----- MATERIAL SHOWN -----
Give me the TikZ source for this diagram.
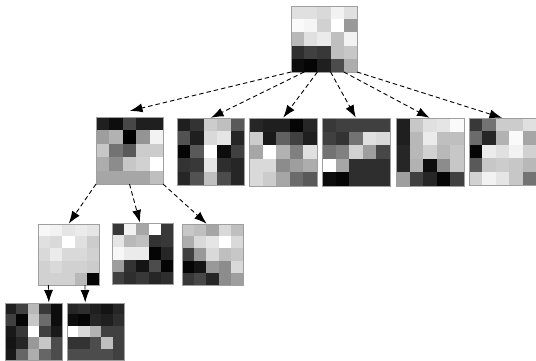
\documentclass[tikz,border=0pt]{standalone}
\usetikzlibrary{arrows.meta,calc}

\tikzset{
  gridframe/.style={draw=gray!75, line width=0.8bp, inner sep=0pt, outer sep=0pt, fill=none},
  arr/.style={-{Latex[length=12.5bp,width=9bp]}, dash pattern=on 4.5bp off 3bp, line width=0.9bp, shorten >=0.5bp},
}

% #1 name, #2 x, #3 y (top-left corner), #4 side length, #5 25 grey levels (percent white), row by row
\newcommand\pixgrid[5]{%
  \foreach \v [count=\i from 0] in {#5} {
    \pgfmathsetmacro\cx{#2 + mod(\i,5)*#4/5}
    \pgfmathsetmacro\cy{#3 + floor(\i/5)*#4/5}
    \fill[white!\v!black] (\cx,\cy) rectangle ++(#4/5+0.2,#4/5+0.2);
  }
  \node[gridframe, minimum width=#4bp, minimum height=#4bp, anchor=north west] (#1) at (#2,#3) {};
}

\begin{document}
\begin{tikzpicture}[x=1bp, y=-1bp]
\useasboundingbox (0,0) rectangle (536,360);

% root
\pixgrid{t}{291}{6}{66}{88,88,85,95,88, 98,96,82,100,60, 72,88,92,75,95, 18,25,22,75,78, 5,2,12,30,68}

% second level
\pixgrid{c1}{96}{117}{67}{12,5,28,12,12, 62,70,0,58,95, 78,45,35,80,80, 68,55,78,82,100, 65,65,65,65,75}
\pixgrid{c2}{177}{118}{67}{12,20,80,75,35, 32,12,85,90,15, 2,35,100,5,25, 20,22,90,18,15, 15,32,75,30,15}
\pixgrid{c3}{249}{118}{68}{15,12,12,2,15, 80,10,38,25,12, 65,100,70,50,88, 85,85,55,62,68, 85,80,65,42,35}
\pixgrid{c4}{322}{118}{68}{22,25,25,25,25, 25,20,45,88,85, 45,50,82,62,28, 100,65,18,18,18, 5,2,18,18,18}
\pixgrid{c5}{396}{118}{68}{12,78,88,90,98, 12,72,92,75,75, 15,72,82,72,78, 15,70,5,55,78, 62,25,15,2,25}
\pixgrid{c6}{469}{118}{67}{22,45,80,80,88, 42,15,70,98,65, 2,92,88,95,82, 35,78,80,78,72, 82,95,90,78,45}

% third level
\pixgrid{d1}{38}{224}{61}{97,95,90,92,90, 88,85,100,88,80, 85,92,85,85,82, 82,85,82,82,80, 82,82,82,72,2}
\pixgrid{d2}{112}{223}{61}{22,95,65,100,22, 90,72,75,20,22, 97,92,92,2,15, 62,20,8,30,2, 25,18,22,15,18}
\pixgrid{d3}{182}{224}{61}{78,75,65,85,75, 68,85,90,100,85, 25,60,85,75,78, 2,8,60,55,85, 22,28,15,55,62}

% fourth level
\pixgrid{e1}{5}{303}{57}{12,25,72,22,5, 25,2,78,42,5, 10,22,100,25,10, 8,15,60,78,30, 10,40,68,40,30}
\pixgrid{e2}{67}{303}{57}{15,18,12,8,15, 5,2,15,12,18, 100,85,70,25,25, 20,20,30,75,25, 30,30,30,30,25}

% root -> second level
\draw[arr] (t.south west) -- ($(c1.north)+(0,-6)$);
\foreach \k [evaluate=\k as \f using (\k-1)/5] in {2,...,6}
  \draw[arr] ($(t.south west)!\f!(t.south east)$) -- (c\k.north);

% second level -> third level
\draw[arr] (c1.south west) -- (d1.north);
\draw[arr] (c1.south) -- ($(d2.north west)!0.46!(d2.north east)$);
\draw[arr] (c1.south east) -- ($(d3.north west)!0.41!(d3.north east)$);

% third level -> fourth level
\draw[arr] ($(d1.south west)!0.17!(d1.south east)$) -- ($(e1.north west)!0.77!(e1.north east)$);
\draw[arr] ($(d1.south west)!0.77!(d1.south east)$) -- ($(e2.north west)!0.32!(e2.north east)$);

\end{tikzpicture}
\end{document}
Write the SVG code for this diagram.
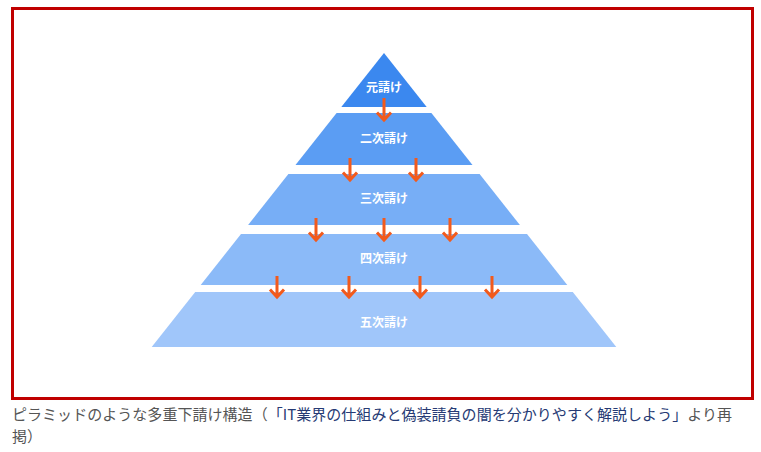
<svg xmlns="http://www.w3.org/2000/svg" width="761" height="452" viewBox="0 0 761 452">
<style>
.lbl{font-family:"Noto Sans CJK JP","Noto Sans",sans-serif;font-size:12px;font-weight:bold;fill:#ffffff;text-anchor:middle}
.arr{fill:none;stroke:#f25a1c;stroke-width:3;stroke-linejoin:miter}
.cap{font-family:"Noto Sans CJK JP","Noto Sans",sans-serif;font-size:15px;fill:#555555;text-spacing-trim:space-all}
.link{fill:#263a74}
</style>
<rect x="0" y="0" width="761" height="452" fill="#ffffff"/>
<rect x="12.5" y="8.5" width="740" height="390" fill="#ffffff" stroke="#c00000" stroke-width="3"/>
<g id="tier1">
<polygon points="384,53 426.7,107 341.3,107" fill="#3b88ef"/>
<text class="lbl" x="384" y="92">元請け</text>
</g>
<g id="tier2">
<polygon points="336.6,113 431.4,113 472.5,165 295.5,165" fill="#5b9df3"/>
<text class="lbl" x="384" y="143">二次請け</text>
</g>
<g id="tier3">
<polygon points="288.4,174 479.6,174 519.9,225 248.1,225" fill="#77aef6"/>
<text class="lbl" x="384" y="203">三次請け</text>
</g>
<g id="tier4">
<polygon points="241,234 527,234 567.3,285 200.7,285" fill="#8bbaf8"/>
<text class="lbl" x="384" y="263">四次請け</text>
</g>
<g id="tier5">
<polygon points="195.2,292 572.8,292 616.3,347 151.7,347" fill="#a0c6fa"/>
<text class="lbl" x="384" y="327">五次請け</text>
</g>
<g id="connectors">
<path class="arr" d="M384,98 V120 M377,112.5 L384,120 L391,112.5"/>
<path class="arr" d="M350,158 V180 M343,172.5 L350,180 L357,172.5"/>
<path class="arr" d="M416,158 V180 M409,172.5 L416,180 L423,172.5"/>
<path class="arr" d="M316,218 V240 M309,232.5 L316,240 L323,232.5"/>
<path class="arr" d="M384,218 V240 M377,232.5 L384,240 L391,232.5"/>
<path class="arr" d="M450,218 V240 M443,232.5 L450,240 L457,232.5"/>
<path class="arr" d="M277,276 V297 M270,289.5 L277,297 L284,289.5"/>
<path class="arr" d="M349,276 V297 M342,289.5 L349,297 L356,289.5"/>
<path class="arr" d="M420,276 V297 M413,289.5 L420,297 L427,289.5"/>
<path class="arr" d="M492,276 V297 M485,289.5 L492,297 L499,289.5"/>
</g>
<g id="caption">
<text class="cap" x="12" y="420" textLength="720" lengthAdjust="spacing">ピラミッドのような多重下請け構造（<tspan class="link">「IT業界の仕組みと偽装請負の闇を分かりやすく解説しよう」</tspan>より再</text>
<text class="cap" x="12" y="442">掲）</text>
</g>
</svg>
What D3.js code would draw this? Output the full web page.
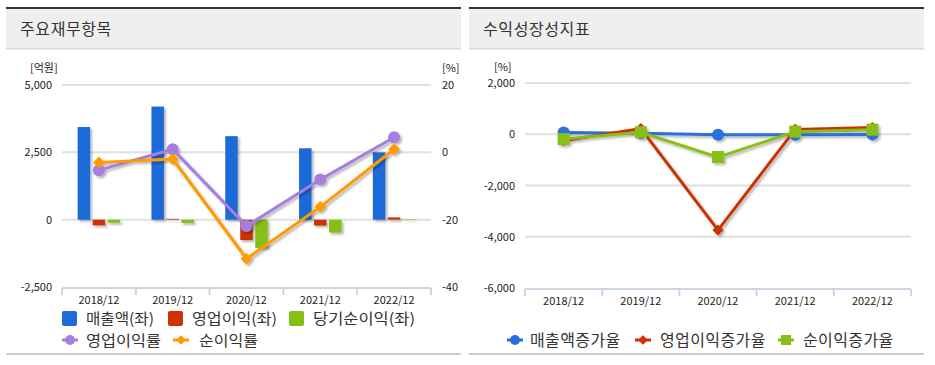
<!DOCTYPE html>
<html><head><meta charset="utf-8">
<script src="https://cdn.jsdelivr.net/npm/d3@7"></script>
<style>
html,body{margin:0;padding:0;background:#fff;}
svg{display:block;font-family:"Noto Sans CJK KR","Noto Sans",sans-serif;}
</style></head>
<body><svg id="c" width="935" height="365"></svg>
<script>
// ---------- data ----------
const categories = ["2018/12","2019/12","2020/12","2021/12","2022/12"];
// left chart (억원)
const sales = [3440, 4200, 3100, 2650, 2500];
const opIncome = [-210, 30, -760, -220, 85];
const netIncome = [-115, -120, -1050, -480, 20];
// left chart (%)
const opMargin = [-5.3, 0.9, -21.9, -8.1, 4.5];
const netMargin = [-3.0, -2.0, -31.6, -16.2, 0.9];
const leftTicks = [-2500, 0, 2500, 5000];
const rightTicks = [-40, -20, 0, 20];
// right chart (%)
const salesGrowth = [70, 40, -20, -15, -5];
const opGrowth = [-250, 220, -3740, 190, 260];
const netGrowth = [-190, 80, -890, 100, 180];
const growthTicks = [-6000, -4000, -2000, 0, 2000];

const leftTitle = "주요재무항목", rightTitle = "수익성장성지표";
const barNames = ["매출액(좌)", "영업이익(좌)", "당기순이익(좌)"];
const lineNames = ["영업이익률", "순이익률"];
const growthNames = ["매출액증가율", "영업이익증가율", "순이익증가율"];

// ---------- styles ----------
const C = {blue:"#1f6bd8", red:"#cc3300", green:"#88bf12", purple:"#a67edf", orange:"#ff9a00"};
const fmt = d3.formatLocale({decimal:".",thousands:",",grouping:[3],currency:["",""],minus:"-"}).format(",");
const svg = d3.select("#c");
const defs = svg.append("defs");
const f = defs.append("filter").attr("id","sh").attr("x","-20%").attr("y","-20%").attr("width","160%").attr("height","160%");
f.append("feDropShadow").attr("dx",2).attr("dy",2).attr("stdDeviation",1).attr("flood-color","#000").attr("flood-opacity",0.28);

function panel(x0, x1, title){
  svg.append("rect").attr("x",x0).attr("y",7).attr("width",x1-x0).attr("height",2).attr("fill","#333");
  svg.append("rect").attr("x",x0).attr("y",9).attr("width",x1-x0).attr("height",40).attr("fill","#efefef");
  svg.append("rect").attr("x",x0).attr("y",48).attr("width",x1-x0).attr("height",1.5).attr("fill","#d9d9d9");
  svg.append("rect").attr("x",x0).attr("y",353).attr("width",x1-x0).attr("height",2).attr("fill","#cccccc");
  svg.append("text").attr("x",x0+14).attr("y",35).attr("font-size",16).attr("letter-spacing",0.6).attr("fill","#333").text(title);
}
panel(6, 461, leftTitle);
panel(469, 924, rightTitle);

function grid(g, y, ticks, x0, x1){
  g.selectAll(null).data(ticks).join("line")
    .attr("x1",x0).attr("x2",x1).attr("y1",d=>y(d)).attr("y2",d=>y(d))
    .attr("stroke","#e0e0e0").attr("stroke-width",2);
}
function xAxis(g, x, y0){
  const r = x.range();
  g.append("line").attr("x1",r[0]).attr("x2",r[1]).attr("y1",y0).attr("y2",y0).attr("stroke","#ccd6e3").attr("stroke-width",2);
  const bounds = categories.map(c=>x(c)).concat([r[1]]);
  g.selectAll(null).data(bounds).join("line")
    .attr("x1",d=>d).attr("x2",d=>d).attr("y1",y0).attr("y2",y0+7).attr("stroke","#ccd6e3").attr("stroke-width",2);
  g.selectAll(null).data(categories).join("text")
    .attr("x",d=>x(d)+x.bandwidth()/2).attr("y",y0+16).attr("text-anchor","middle")
    .attr("font-size",11).attr("fill","#222").text(d=>d);
}
function diamond(s){ return d3.symbol(d3.symbolDiamond2 || d3.symbolDiamond, s)(); }

// ---------- left chart ----------
{
  const g = svg.append("g");
  const x = d3.scaleBand().domain(categories).range([62,431]);
  const y = d3.scaleLinear().domain([-2500,5000]).range([287,85]);
  const y2 = d3.scaleLinear().domain([-40,20]).range([287,85]);
  grid(g, y, leftTicks.filter(d=>d!==-2500), 62, 431);
  g.selectAll(null).data(leftTicks).join("text")
    .attr("x",52).attr("y",d=>y(d)+4).attr("text-anchor","end").attr("font-size",11).attr("fill","#222").text(d=>fmt(d));
  g.selectAll(null).data(rightTicks).join("text")
    .attr("x",442).attr("y",d=>y2(d)+4).attr("text-anchor","start").attr("font-size",11).attr("fill","#222").text(d=>d);
  g.append("text").attr("x",30).attr("y",72).attr("font-size",11).attr("fill","#222").text("[억원]");
  g.append("text").attr("x",442).attr("y",72).attr("font-size",11).attr("fill","#222").text("[%]");
  xAxis(g, x, 288);

  const series = [sales, opIncome, netIncome];
  const cols = [C.blue, C.red, C.green];
  const offs = [-15, 0, 15];
  const bw = 12.5;
  series.forEach((s,i)=>{
    g.append("g").attr("filter","url(#sh)").selectAll(null).data(s).join("rect")
      .attr("x",(d,j)=>x(categories[j])+x.bandwidth()/2+offs[i]-bw/2)
      .attr("width",bw)
      .attr("y",d=>Math.min(y(d),y(0)))
      .attr("height",d=>Math.abs(y(d)-y(0)))
      .attr("fill",cols[i]);
  });
  const cx = j=>x(categories[j])+x.bandwidth()/2;
  const line = d3.line().x((d,j)=>cx(j)).y(d=>y2(d));
  const lg = g.append("g").attr("filter","url(#sh)");
  lg.append("path").attr("d",line(opMargin)).attr("fill","none").attr("stroke",C.purple).attr("stroke-width",3);
  lg.selectAll(null).data(opMargin).join("circle").attr("cx",(d,j)=>cx(j)).attr("cy",d=>y2(d)).attr("r",6).attr("fill",C.purple);
  lg.append("path").attr("d",line(netMargin)).attr("fill","none").attr("stroke",C.orange).attr("stroke-width",3);
  lg.selectAll(null).data(netMargin).join("path").attr("d",diamond(90))
    .attr("transform",(d,j)=>`translate(${cx(j)},${y2(d)})`).attr("fill",C.orange);

  // legend
  const L = svg.append("g");
  const row1 = [[62,86,68],[168,192,85],[289,313,102]];
  barNames.forEach((n,i)=>{
    L.append("rect").attr("x",row1[i][0]).attr("y",311).attr("width",15).attr("height",15).attr("rx",2).attr("fill",cols[i]);
    L.append("text").attr("x",row1[i][1]).attr("y",323.5).attr("font-size",15)
      .attr("textLength",row1[i][2]).attr("lengthAdjust","spacingAndGlyphs").attr("fill","#333").text(n);
  });
  const row2 = [[62,86,C.purple,"c",75],[173,199,C.orange,"d",59]];
  lineNames.forEach((n,i)=>{
    const [mx,tx,col,t,w] = row2[i];
    L.append("line").attr("x1",mx).attr("x2",mx+16).attr("y1",340).attr("y2",340).attr("stroke",col).attr("stroke-width",3);
    if(t==="c") L.append("circle").attr("cx",mx+8).attr("cy",340).attr("r",5).attr("fill",col);
    else L.append("path").attr("d",diamond(60)).attr("transform",`translate(${mx+8},340)`).attr("fill",col);
    L.append("text").attr("x",tx).attr("y",346).attr("font-size",15)
      .attr("textLength",w).attr("lengthAdjust","spacingAndGlyphs").attr("fill","#333").text(n);
  });
}

// ---------- right chart ----------
{
  const g = svg.append("g");
  const x = d3.scaleBand().domain(categories).range([525,911]);
  const y = d3.scaleLinear().domain([-6000,2000]).range([288,83]);
  grid(g, y, growthTicks.filter(d=>d!==-6000), 525, 911);
  g.selectAll(null).data(growthTicks).join("text")
    .attr("x",515).attr("y",d=>y(d)+4).attr("text-anchor","end").attr("font-size",11).attr("fill","#222").text(d=>fmt(d));
  g.append("text").attr("x",494).attr("y",71).attr("font-size",11).attr("fill","#222").text("[%]");
  xAxis(g, x, 289);
  const cx = j=>x(categories[j])+x.bandwidth()/2;
  const line = d3.line().x((d,j)=>cx(j)).y(d=>y(d));
  const lg = g.append("g").attr("filter","url(#sh)");
  const S = [[salesGrowth,"#2a6fdc","c"],[opGrowth,C.red,"d"],[netGrowth,C.green,"s"]];
  S.forEach(([s,col,t])=>{
    lg.append("path").attr("d",line(s)).attr("fill","none").attr("stroke",col).attr("stroke-width",3);
    if(t==="c") lg.selectAll(null).data(s).join("circle").attr("cx",(d,j)=>cx(j)).attr("cy",d=>y(d)).attr("r",6).attr("fill",col);
    else if(t==="d") lg.selectAll(null).data(s).join("path").attr("d",diamond(80)).attr("transform",(d,j)=>`translate(${cx(j)},${y(d)})`).attr("fill",col);
    else lg.selectAll(null).data(s).join("rect").attr("x",(d,j)=>cx(j)-6).attr("y",d=>y(d)-6).attr("width",12).attr("height",12).attr("fill",col);
  });
  const L = svg.append("g");
  const pos = [[507,530],[635,660],[778,803]];
  growthNames.forEach((n,i)=>{
    const [mx,tx] = pos[i]; const [,col,t] = S[i];
    L.append("line").attr("x1",mx).attr("x2",mx+16).attr("y1",340).attr("y2",340).attr("stroke",col).attr("stroke-width",3);
    if(t==="c") L.append("circle").attr("cx",mx+8).attr("cy",340).attr("r",5).attr("fill",col);
    else if(t==="d") L.append("path").attr("d",diamond(60)).attr("transform",`translate(${mx+8},340)`).attr("fill",col);
    else L.append("rect").attr("x",mx+3).attr("y",335).attr("width",10).attr("height",10).attr("fill",col);
    L.append("text").attr("x",tx).attr("y",346).attr("font-size",16).attr("letter-spacing",0.4).attr("fill","#333").text(n);
  });
}
</script></body></html>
-----
[INSTRUCTIONS TO FOLLOW]:
In the material above, tally every line with the string "diagram" in it, then give that number alone.

[CORRECT ANSWER]:
2